ISLAMABAD, Pakistan -
More extremist attacks shook Pakistan yesterday on the heels of a devastating bomb attack on the capital's best-known hotel. Gunmen took the Afghan consul-general hostage after killing his driver, and suicide bombers killed nine police officers at a checkpoint in the valley of Swat, northwest of the capital.
The bombing Saturday of the deluxe Marriott Hotel, in which at least 53 people died and more than 260 were wounded, was still shrouded in mystery. A little-known terrorist group called Fadayeen Islam - "Islamic Commandos" - took responsibility in a tape given to a Dubai-based television news channel, claiming that there had been 250 U.S. Marines and NATO officials at the hotel. Security experts said it was highly unlikely that U.S. forces would be stationed at so vulnerable a location.
Whoever was behind the bombing, it appeared to signal a new phase in the militants' war against the Pakistani state, with a strong sense in the country that it is sliding toward chaos.
"Pakistan is teetering on the brink," said Farzana Shaikh, an associate research fellow at the Royal Institute of International Affairs, a policy-research organization in London. "There is a weak and deeply divided government and a disoriented army with no clear strategy."
Pakistan's president, Asif Ali Zardari, who took office this month, arrived in New York yesterday, where he will hold talks with President Bush today. Analysts think that Zardari will have to try to convince Washington to ease the pressure on his government, which is being sharply criticized at home for following former President Pervez Musharraf's lead and drawing close to the United States.
In Washington, U.S. officials said they thought that al-Qaida or extremists allied with the terrorist group were responsible for Saturday's attack and that the Marriott was hit because it was a "soft target." The motive, they said, might have been retaliation for cross-border strikes that U.S. forces have conducted in Pakistan's tribal areas, along the border with Afghanistan.

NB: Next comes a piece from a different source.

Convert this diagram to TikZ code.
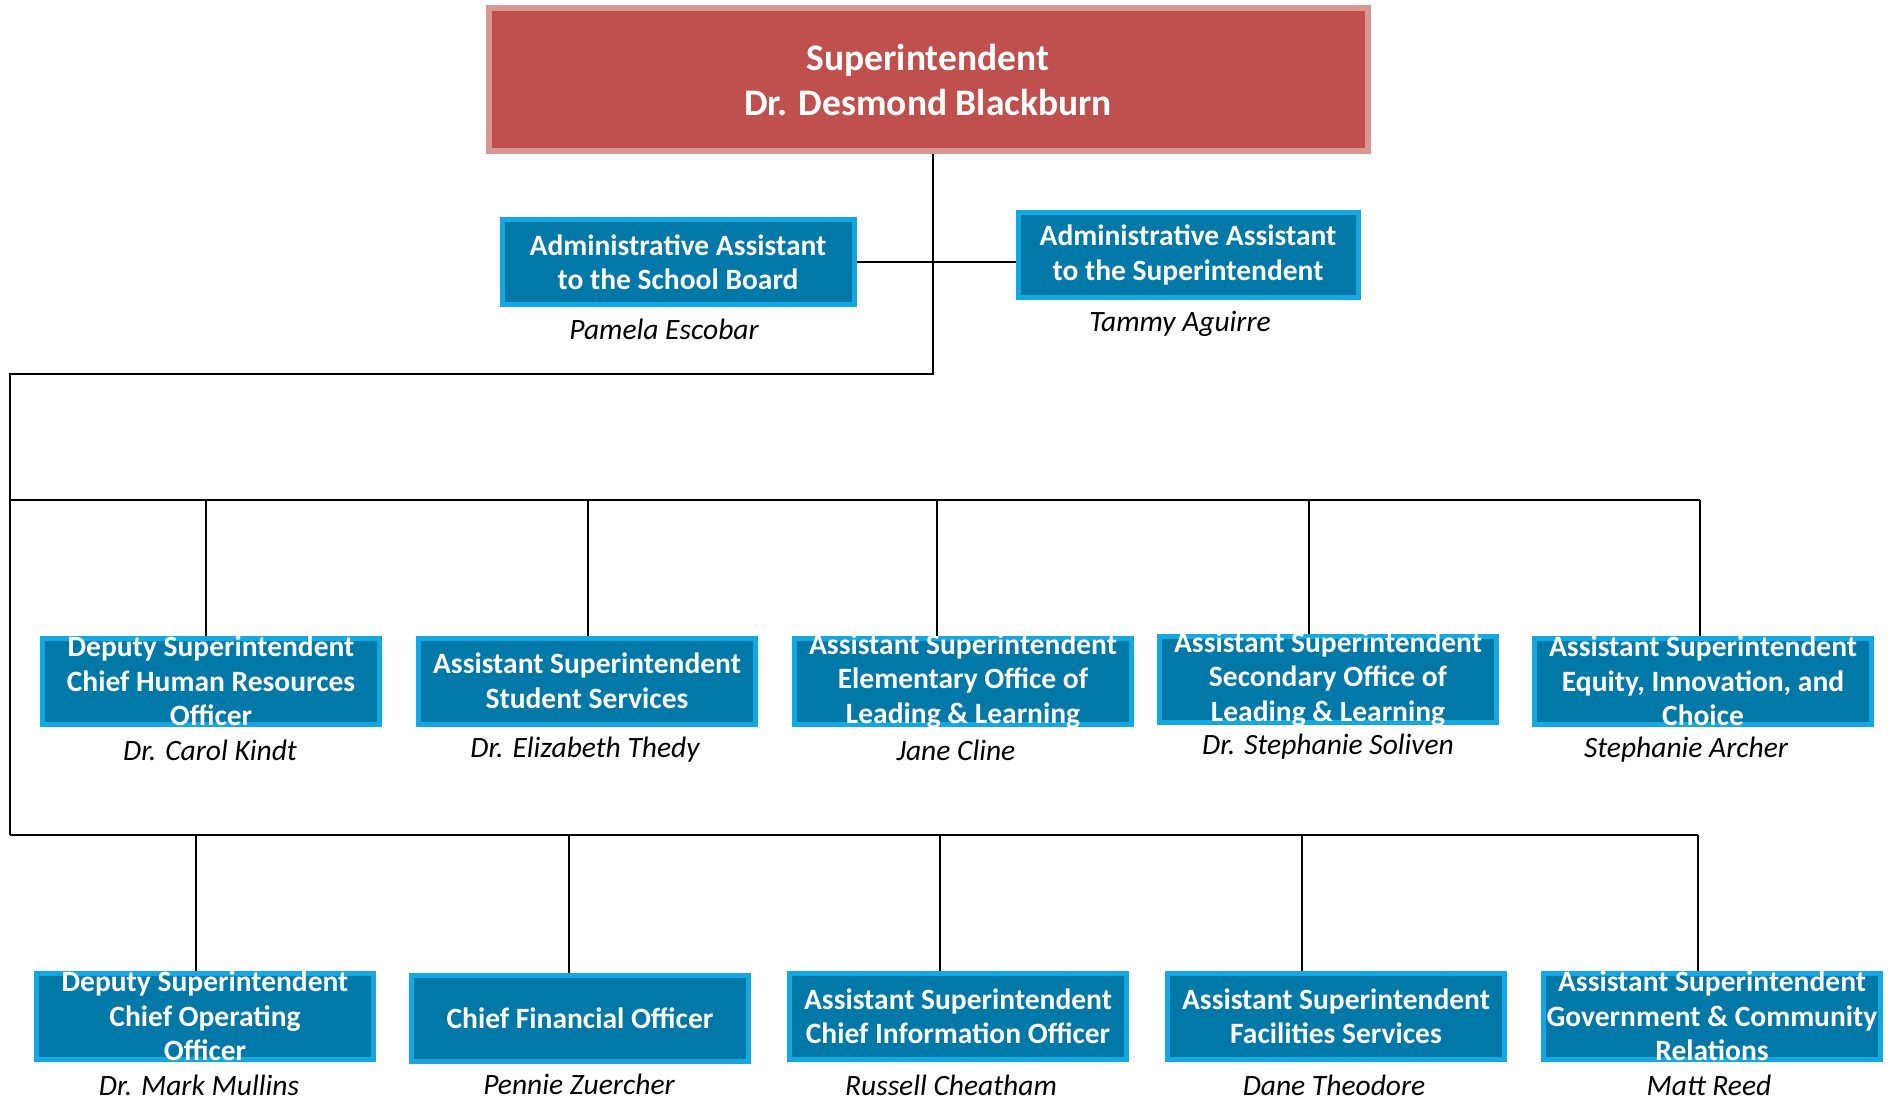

The Pakistani government claimed that the bombing came close to hitting the entire Pakistan political and military leadership, which was supposed to have dined at the Marriott on Saturday. Rehman Malik, the head of the Interior Ministry, said that a dinner hosted by the speaker of the parliament for the government and military top brass was supposed to have taken place at the Marriott but that security fears led to a late change.